Siveni, of course-knowing all these thoughts of Molin's, in a goddess's fashion, as if from the inside-was amused by the whole business. It amused her, the inventor of architecture, to be building for mortals; to be building for the man who had cast her priests out of Sanctuary; to be confusing him, and unnerving him, and at the same time doing something worthwhile with her time. Like many gods, she had a flair and taste for paradox. Siveni was indulging it to the point of surfeit.
Such indulgence was one of the few pleasures she had these days, since she and Mriga and Harran had come back from hell. Harran had been dead, killed by one of Straton's people in the raid on the Stepsons' old barracks. The two of them, with Harran's little dog Tyr, and Ischade as guide on the road, had gone down and begged his life of hell's dark Queen, and (rather to their surprise) had gotten it.

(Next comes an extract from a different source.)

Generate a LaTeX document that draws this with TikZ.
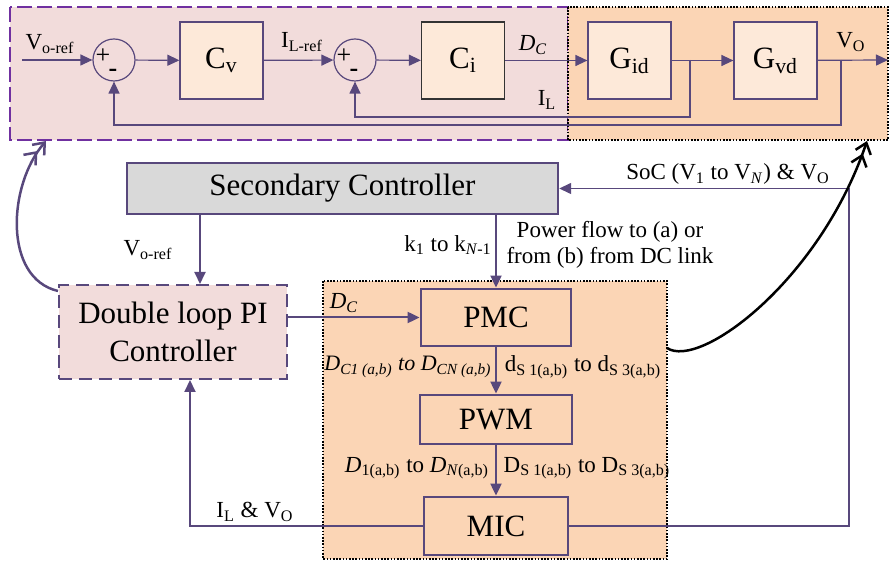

The arrangement was peculiar. Harran (playing the barber even past death) had picked up the wounded soul of a mind-dead body, so that his own soul had somewhere to live again. The Queen had let them all out of hell on condition that from now on they should divide Harran's hell-sentence among them, and take death in shifts. Tyr was in hell presently, enjoying herself a great deal, to judge by the vague impressions Siveni occasionally received. Hell's Queen had made a pet of her. But how the rest of the arrangement would function now -even if it was still intact-
Siveni had no idea. Hell's gate was closed. The magics that had made Ischade free of the place were severely curtailed since the loss of the Globes of Power.
And heaven's gate, it seemed, was closed, too; the Ilsig gods were locked away from the world by Stonnbringer's sudden terrible assertion of power. Originally, Siveni's plan and Mriga's had been to take Harran straight back to heaven with them, to her tall, fair temple-house in the country beyond the world's time. But they had dallied too long in the mortal world, while Harran got his bearings and got used to his new body... and then one night had awakened to find that heaven's gate was shut on them, and no way back. They were marooned....
So Siveni walked the mortal world without her armor, without her army-conquering spear, and built city walls, and pondered vengeance on Molin Torchholder. Some ways, this was all his fault. Harran would never have been moved to summon her out of the terrible calm of the Ilsig heaven had not the Torchholder banished her priesthood from Sanctuary. And now, she thought-looking down between the fourth and fifth courses of new stone at a little tunnel being built between them-now he would pay for it. Or perhaps not now; but as gods reckon time, soon enough.
"Yai there, Gray-Eyes," came a shout up to her from one of the stonemasons. "We're ready for the next one!"
She grimaced, a look she was glad the mason couldn't see through the kicked-up dust of the hot day's work. Gray-eyes, they all called her; but it was a joke. There was no telling them who she was. It hadn't been too long ago that she sat cool and calm in her house in heaven, hearing her name called in reverence, smelling the uprising savor of good sacrifices, stepping down in power to help those who called on her. No more of that.
Love she had now, yes; she had never had that before- certainly nothing so immediate. But was it as good... ?
"Right," she shouted back. "Kivan," she shouted in another direction, "get the crane around, man, the mortar's wet! It's three in a row here. Yes, those three. Get them up on the hoist. Where the hell are the draggers?"